— BEGIN RECORDED DATA —
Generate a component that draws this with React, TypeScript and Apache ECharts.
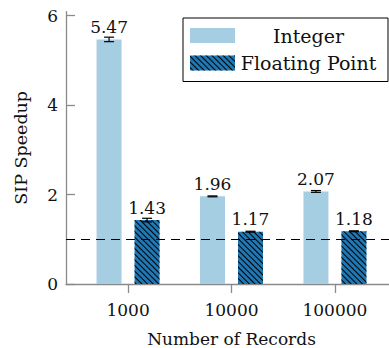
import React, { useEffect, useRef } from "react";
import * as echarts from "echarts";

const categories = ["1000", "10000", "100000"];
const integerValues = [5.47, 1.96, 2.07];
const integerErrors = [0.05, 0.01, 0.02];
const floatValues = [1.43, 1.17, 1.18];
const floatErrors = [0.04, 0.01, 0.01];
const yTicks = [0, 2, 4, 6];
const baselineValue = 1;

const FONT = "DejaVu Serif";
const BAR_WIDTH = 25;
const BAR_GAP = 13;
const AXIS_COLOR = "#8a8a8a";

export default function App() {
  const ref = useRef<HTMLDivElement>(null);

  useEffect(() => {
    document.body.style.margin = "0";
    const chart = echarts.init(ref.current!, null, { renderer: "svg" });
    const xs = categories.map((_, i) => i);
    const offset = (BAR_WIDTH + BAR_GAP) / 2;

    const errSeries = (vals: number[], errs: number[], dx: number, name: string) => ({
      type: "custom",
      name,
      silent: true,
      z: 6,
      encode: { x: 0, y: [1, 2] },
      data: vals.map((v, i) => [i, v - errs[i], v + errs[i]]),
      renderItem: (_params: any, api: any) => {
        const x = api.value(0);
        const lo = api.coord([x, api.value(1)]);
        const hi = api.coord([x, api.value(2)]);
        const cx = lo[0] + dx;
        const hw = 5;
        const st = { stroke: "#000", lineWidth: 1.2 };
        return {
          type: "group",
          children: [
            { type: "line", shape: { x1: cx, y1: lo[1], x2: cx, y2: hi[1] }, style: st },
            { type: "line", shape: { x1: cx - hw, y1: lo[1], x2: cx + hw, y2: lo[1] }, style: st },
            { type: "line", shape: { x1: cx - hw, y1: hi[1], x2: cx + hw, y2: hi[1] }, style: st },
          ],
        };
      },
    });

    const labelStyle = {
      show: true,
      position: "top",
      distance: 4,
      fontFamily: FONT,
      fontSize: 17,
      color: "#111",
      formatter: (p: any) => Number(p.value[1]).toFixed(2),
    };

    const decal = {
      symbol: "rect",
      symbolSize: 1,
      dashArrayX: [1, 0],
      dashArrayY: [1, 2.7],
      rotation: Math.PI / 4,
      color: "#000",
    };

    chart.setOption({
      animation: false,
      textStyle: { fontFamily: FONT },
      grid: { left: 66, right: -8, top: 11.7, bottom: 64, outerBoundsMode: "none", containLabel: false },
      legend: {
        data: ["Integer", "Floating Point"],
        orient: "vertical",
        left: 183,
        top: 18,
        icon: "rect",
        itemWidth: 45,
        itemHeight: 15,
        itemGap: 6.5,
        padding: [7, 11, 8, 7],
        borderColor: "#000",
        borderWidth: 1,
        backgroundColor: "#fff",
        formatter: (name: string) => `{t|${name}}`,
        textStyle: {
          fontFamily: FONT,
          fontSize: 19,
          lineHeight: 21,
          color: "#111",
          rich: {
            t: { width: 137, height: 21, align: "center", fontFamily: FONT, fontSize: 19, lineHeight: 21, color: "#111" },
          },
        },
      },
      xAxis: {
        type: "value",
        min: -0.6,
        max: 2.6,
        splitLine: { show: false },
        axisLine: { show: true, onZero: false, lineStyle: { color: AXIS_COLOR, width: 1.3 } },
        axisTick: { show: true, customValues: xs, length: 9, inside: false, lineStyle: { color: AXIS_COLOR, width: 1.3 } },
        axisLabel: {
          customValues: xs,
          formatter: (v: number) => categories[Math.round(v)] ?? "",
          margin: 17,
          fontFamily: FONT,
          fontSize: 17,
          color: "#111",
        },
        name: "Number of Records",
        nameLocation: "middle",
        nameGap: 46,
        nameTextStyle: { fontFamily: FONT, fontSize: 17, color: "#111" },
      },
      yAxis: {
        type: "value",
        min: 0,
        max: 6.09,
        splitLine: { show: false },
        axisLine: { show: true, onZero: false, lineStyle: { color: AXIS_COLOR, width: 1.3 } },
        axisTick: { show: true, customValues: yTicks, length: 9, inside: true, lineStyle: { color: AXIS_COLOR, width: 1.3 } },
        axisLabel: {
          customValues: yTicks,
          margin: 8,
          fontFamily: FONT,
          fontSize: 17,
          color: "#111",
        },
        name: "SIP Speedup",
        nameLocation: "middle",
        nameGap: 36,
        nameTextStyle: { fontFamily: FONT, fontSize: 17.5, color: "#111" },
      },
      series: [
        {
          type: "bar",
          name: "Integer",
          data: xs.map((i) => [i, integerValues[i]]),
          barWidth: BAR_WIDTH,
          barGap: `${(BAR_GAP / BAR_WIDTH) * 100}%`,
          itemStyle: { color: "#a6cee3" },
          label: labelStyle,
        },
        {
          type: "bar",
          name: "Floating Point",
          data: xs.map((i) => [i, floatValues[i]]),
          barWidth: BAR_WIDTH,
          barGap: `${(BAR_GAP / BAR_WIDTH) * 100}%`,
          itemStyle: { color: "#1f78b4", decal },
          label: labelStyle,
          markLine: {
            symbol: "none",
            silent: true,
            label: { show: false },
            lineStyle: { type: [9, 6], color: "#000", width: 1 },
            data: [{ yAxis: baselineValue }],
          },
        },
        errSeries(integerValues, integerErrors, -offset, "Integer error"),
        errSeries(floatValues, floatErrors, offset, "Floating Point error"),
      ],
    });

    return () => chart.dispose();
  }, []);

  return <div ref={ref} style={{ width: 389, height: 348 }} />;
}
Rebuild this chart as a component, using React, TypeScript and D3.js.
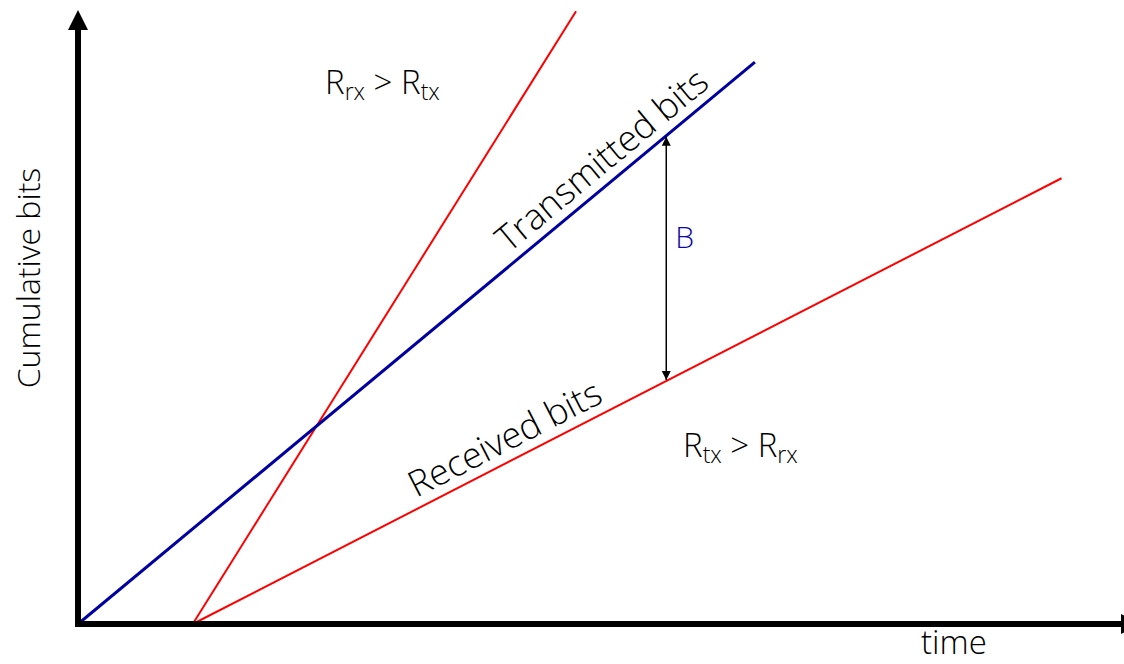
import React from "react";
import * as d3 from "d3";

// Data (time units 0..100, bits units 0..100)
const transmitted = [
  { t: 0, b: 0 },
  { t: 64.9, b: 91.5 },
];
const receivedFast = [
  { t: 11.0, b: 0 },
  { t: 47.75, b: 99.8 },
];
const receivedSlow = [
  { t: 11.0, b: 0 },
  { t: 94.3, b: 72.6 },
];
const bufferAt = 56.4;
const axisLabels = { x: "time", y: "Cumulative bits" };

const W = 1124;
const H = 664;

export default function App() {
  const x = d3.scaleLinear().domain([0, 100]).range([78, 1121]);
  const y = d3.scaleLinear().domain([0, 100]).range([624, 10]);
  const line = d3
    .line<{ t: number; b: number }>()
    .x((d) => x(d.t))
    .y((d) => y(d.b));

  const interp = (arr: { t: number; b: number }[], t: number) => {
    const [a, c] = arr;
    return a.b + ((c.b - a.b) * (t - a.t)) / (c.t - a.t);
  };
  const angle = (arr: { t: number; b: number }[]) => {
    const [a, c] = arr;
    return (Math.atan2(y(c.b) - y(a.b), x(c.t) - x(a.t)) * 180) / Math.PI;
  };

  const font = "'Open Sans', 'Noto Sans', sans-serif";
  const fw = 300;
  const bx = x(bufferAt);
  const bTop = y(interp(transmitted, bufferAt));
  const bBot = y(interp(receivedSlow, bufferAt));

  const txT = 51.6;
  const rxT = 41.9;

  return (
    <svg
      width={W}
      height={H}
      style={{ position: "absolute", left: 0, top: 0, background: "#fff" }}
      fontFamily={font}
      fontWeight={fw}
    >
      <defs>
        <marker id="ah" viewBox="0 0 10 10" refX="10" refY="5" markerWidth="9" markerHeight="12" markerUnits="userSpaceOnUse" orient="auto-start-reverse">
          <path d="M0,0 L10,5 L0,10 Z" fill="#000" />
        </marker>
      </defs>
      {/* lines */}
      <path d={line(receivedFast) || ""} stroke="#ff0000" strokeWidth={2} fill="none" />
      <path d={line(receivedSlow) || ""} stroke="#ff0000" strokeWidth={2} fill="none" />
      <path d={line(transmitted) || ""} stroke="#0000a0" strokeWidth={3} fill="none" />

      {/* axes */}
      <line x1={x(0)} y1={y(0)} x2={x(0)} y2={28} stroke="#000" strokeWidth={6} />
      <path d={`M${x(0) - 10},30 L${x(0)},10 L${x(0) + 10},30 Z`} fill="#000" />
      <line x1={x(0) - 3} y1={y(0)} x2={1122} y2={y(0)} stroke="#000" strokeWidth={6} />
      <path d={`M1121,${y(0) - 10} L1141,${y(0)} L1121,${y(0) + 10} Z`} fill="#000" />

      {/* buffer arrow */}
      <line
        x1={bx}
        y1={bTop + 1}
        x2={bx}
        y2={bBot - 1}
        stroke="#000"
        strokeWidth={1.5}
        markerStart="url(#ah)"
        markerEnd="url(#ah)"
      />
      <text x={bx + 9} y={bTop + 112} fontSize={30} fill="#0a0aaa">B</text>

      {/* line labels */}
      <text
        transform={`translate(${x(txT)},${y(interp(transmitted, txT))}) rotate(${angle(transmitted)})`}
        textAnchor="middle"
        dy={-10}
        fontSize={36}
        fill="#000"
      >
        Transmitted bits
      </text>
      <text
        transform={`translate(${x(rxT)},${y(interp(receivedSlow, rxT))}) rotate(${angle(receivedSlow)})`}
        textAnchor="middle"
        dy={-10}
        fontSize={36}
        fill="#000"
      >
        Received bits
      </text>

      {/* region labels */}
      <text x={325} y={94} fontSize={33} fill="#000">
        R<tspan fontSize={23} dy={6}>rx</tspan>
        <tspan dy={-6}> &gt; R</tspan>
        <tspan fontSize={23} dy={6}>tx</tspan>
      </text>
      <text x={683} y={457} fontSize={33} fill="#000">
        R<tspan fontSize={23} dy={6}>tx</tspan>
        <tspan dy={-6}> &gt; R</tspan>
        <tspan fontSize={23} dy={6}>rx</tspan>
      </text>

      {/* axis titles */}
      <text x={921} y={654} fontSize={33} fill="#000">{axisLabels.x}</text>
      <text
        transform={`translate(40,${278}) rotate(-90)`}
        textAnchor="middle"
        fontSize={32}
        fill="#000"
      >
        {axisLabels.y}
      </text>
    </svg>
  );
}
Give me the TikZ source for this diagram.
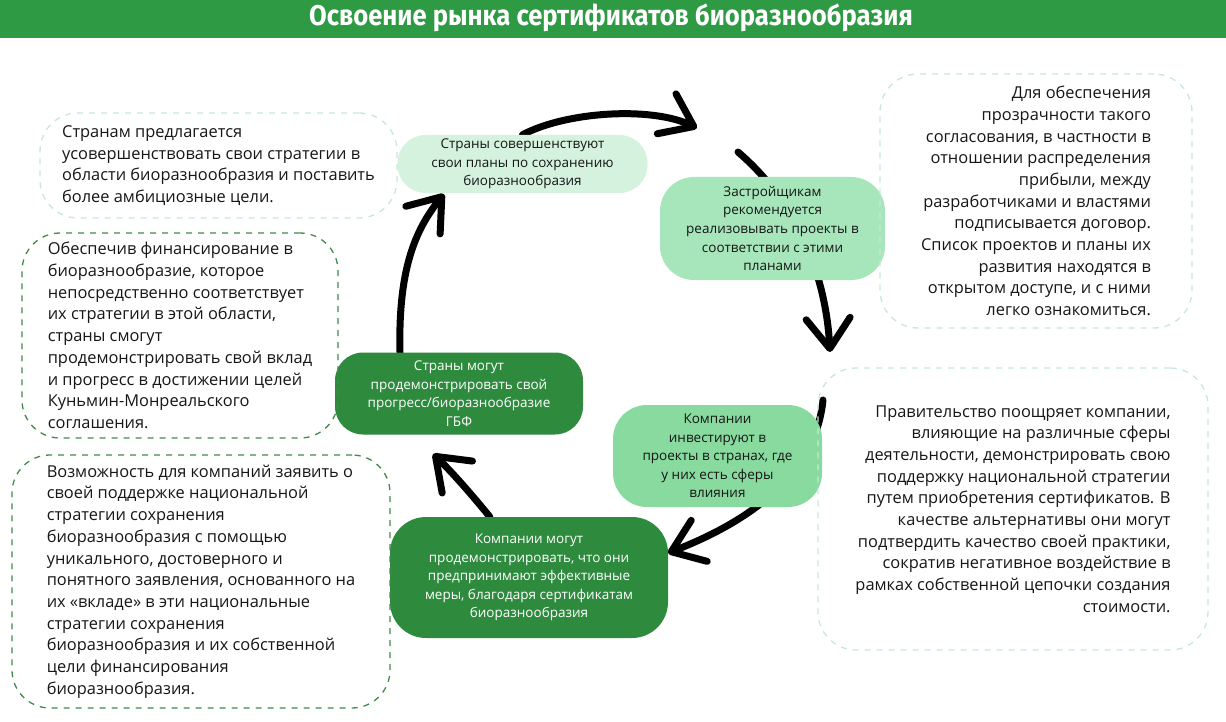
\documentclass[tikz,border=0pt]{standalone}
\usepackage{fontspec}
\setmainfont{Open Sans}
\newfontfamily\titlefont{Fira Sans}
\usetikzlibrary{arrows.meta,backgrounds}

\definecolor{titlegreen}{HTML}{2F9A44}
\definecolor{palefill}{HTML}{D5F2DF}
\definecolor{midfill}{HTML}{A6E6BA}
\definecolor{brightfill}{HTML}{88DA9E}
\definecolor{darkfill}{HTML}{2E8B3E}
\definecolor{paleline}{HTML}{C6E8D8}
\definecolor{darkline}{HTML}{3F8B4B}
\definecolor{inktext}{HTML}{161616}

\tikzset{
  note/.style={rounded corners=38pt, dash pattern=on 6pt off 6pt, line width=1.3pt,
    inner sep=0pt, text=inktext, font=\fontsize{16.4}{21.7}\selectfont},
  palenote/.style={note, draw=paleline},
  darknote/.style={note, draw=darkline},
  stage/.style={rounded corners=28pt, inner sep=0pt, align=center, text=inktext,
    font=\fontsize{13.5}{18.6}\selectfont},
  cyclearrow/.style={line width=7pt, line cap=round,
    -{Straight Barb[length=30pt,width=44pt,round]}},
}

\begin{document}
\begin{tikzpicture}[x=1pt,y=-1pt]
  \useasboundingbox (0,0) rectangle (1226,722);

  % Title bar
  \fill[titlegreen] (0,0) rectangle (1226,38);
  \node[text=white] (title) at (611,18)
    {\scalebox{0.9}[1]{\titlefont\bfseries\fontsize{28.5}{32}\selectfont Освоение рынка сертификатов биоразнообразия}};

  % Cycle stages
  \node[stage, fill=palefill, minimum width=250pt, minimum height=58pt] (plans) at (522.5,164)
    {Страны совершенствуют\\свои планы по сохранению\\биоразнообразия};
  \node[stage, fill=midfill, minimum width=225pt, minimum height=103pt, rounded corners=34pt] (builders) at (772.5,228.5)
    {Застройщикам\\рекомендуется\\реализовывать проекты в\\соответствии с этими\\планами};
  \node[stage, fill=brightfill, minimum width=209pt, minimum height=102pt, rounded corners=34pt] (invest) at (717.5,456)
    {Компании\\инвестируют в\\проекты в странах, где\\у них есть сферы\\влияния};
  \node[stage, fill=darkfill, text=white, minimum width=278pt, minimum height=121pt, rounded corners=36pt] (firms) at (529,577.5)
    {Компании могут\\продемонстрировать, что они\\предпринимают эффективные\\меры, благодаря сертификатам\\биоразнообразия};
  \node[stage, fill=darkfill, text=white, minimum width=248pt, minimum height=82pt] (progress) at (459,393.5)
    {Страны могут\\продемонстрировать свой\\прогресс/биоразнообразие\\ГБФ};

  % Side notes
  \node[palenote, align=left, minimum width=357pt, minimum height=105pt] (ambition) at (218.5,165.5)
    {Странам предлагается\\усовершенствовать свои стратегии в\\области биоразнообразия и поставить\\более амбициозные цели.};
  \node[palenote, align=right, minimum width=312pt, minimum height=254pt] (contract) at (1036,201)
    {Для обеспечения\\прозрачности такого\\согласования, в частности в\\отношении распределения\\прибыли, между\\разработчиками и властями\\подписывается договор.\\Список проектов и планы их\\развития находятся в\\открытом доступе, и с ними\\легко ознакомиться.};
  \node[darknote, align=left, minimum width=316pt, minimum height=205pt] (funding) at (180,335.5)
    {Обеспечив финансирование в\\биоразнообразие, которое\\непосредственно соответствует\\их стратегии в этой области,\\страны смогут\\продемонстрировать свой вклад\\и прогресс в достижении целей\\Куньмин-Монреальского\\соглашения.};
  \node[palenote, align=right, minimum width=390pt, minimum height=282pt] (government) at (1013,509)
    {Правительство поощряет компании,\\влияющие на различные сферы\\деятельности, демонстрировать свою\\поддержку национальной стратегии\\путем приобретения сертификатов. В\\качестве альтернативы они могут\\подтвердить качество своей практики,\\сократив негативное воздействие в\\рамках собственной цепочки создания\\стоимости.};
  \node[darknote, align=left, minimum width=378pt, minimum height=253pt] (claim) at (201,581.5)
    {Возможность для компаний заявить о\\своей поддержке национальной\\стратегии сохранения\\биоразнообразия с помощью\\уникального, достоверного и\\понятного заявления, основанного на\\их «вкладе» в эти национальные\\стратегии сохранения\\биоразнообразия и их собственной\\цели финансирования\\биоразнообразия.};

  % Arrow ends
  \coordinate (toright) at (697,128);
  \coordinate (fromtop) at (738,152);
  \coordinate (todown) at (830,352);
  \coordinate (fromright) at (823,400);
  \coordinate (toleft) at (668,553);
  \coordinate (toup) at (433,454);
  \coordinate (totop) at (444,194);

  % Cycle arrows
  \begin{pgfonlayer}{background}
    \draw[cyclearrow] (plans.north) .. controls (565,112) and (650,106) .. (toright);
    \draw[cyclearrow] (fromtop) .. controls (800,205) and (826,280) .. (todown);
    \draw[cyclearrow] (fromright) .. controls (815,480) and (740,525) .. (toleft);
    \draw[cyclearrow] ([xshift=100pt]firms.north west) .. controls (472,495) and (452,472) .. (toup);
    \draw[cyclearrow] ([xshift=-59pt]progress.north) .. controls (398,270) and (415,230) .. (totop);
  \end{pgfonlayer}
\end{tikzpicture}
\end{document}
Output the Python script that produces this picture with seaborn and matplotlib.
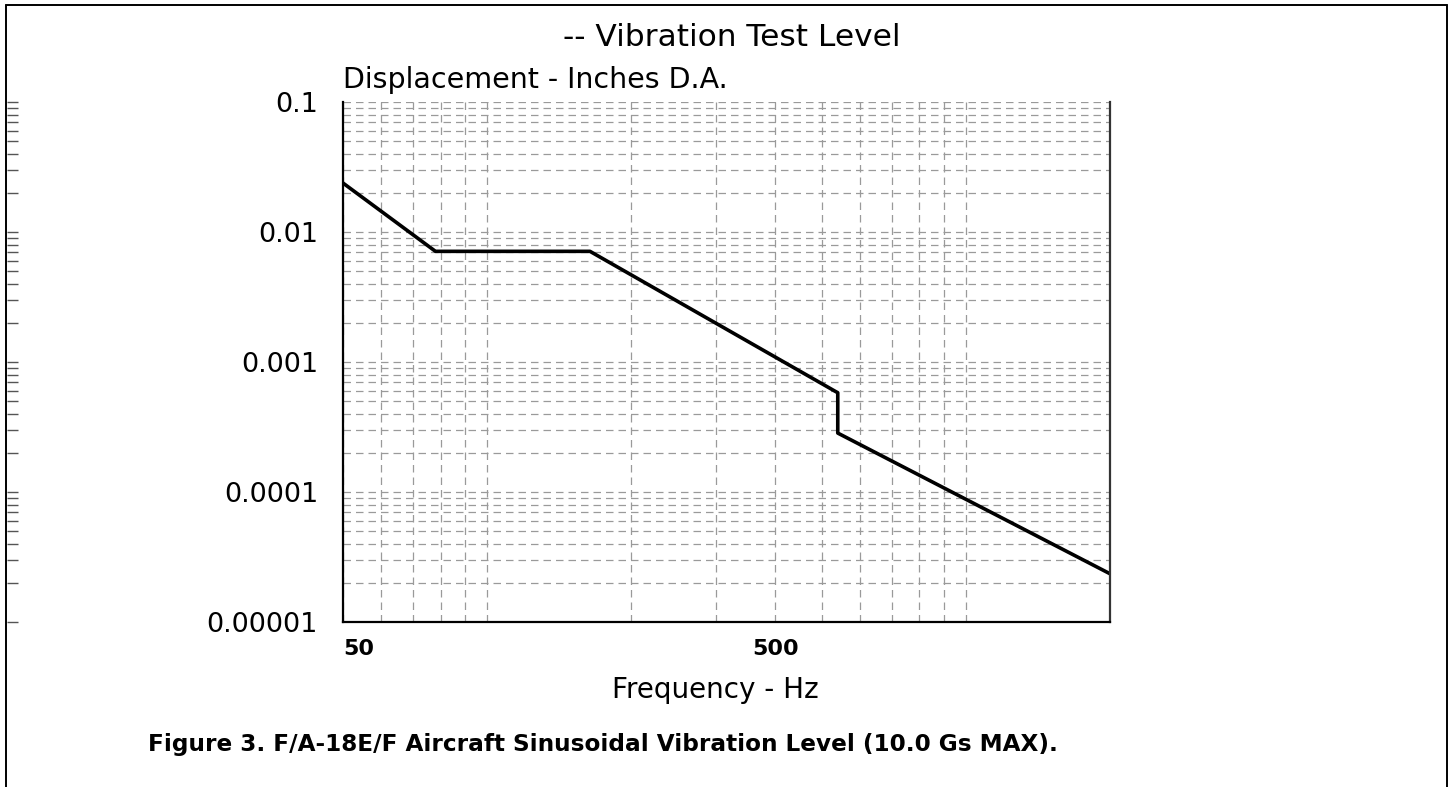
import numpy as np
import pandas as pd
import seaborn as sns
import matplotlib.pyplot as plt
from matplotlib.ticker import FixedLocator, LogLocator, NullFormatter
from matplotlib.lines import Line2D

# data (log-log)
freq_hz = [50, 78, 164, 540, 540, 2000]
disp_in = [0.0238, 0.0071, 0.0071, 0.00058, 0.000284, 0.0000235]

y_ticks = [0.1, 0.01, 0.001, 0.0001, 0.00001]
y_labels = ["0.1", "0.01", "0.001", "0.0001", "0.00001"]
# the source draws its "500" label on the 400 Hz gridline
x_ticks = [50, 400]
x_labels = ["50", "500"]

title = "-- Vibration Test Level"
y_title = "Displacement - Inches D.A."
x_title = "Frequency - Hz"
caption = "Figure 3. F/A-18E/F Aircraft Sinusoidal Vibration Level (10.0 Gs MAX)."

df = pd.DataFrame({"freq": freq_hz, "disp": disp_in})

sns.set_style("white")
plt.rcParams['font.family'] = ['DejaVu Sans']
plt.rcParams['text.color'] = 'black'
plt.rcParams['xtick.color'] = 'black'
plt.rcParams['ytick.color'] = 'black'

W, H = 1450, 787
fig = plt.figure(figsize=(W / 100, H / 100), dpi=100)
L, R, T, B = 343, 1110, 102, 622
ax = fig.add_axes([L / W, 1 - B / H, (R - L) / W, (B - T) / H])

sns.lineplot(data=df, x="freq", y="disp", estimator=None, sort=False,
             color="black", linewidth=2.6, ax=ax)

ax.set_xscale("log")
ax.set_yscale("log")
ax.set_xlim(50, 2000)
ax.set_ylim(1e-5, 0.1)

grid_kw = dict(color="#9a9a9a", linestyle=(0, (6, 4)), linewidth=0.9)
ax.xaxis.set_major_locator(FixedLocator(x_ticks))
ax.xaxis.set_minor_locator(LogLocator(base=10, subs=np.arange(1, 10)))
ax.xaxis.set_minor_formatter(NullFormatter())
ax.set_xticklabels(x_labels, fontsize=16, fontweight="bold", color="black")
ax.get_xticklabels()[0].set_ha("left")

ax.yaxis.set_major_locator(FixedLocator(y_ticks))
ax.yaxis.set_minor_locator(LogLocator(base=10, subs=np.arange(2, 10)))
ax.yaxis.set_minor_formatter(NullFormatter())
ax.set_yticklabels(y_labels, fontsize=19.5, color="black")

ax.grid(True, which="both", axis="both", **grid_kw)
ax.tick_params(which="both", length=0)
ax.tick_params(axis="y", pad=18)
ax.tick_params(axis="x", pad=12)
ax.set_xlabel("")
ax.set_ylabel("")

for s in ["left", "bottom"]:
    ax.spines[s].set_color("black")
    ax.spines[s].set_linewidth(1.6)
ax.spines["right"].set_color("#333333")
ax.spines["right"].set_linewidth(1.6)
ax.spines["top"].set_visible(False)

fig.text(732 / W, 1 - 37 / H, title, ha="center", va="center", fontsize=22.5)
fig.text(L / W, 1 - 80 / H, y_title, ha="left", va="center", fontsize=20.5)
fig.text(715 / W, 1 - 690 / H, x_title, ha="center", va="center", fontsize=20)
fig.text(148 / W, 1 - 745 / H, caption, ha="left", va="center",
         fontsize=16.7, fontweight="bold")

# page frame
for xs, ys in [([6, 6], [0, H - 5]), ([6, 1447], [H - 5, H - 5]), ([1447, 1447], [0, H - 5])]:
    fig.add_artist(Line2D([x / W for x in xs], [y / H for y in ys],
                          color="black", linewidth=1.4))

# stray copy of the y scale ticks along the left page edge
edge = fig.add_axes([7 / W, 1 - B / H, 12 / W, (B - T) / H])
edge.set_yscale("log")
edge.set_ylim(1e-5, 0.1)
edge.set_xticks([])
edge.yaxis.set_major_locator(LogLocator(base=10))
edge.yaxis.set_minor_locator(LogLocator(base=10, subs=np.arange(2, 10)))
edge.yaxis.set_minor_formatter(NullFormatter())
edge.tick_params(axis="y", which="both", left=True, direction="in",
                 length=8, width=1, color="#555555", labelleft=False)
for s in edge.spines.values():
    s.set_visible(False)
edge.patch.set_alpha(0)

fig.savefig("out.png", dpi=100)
— END RECORDED DATA —
TASK OBJECTIVE: Exactly restate the lines from the beginning of the data through the line with "import * as echarts", and no others, keeping pictures out.

SOLVED PROBLEM:
Generate a component that draws this with React, TypeScript and Apache ECharts.
import React, { useEffect, useRef } from "react";
import * as echarts from "echarts";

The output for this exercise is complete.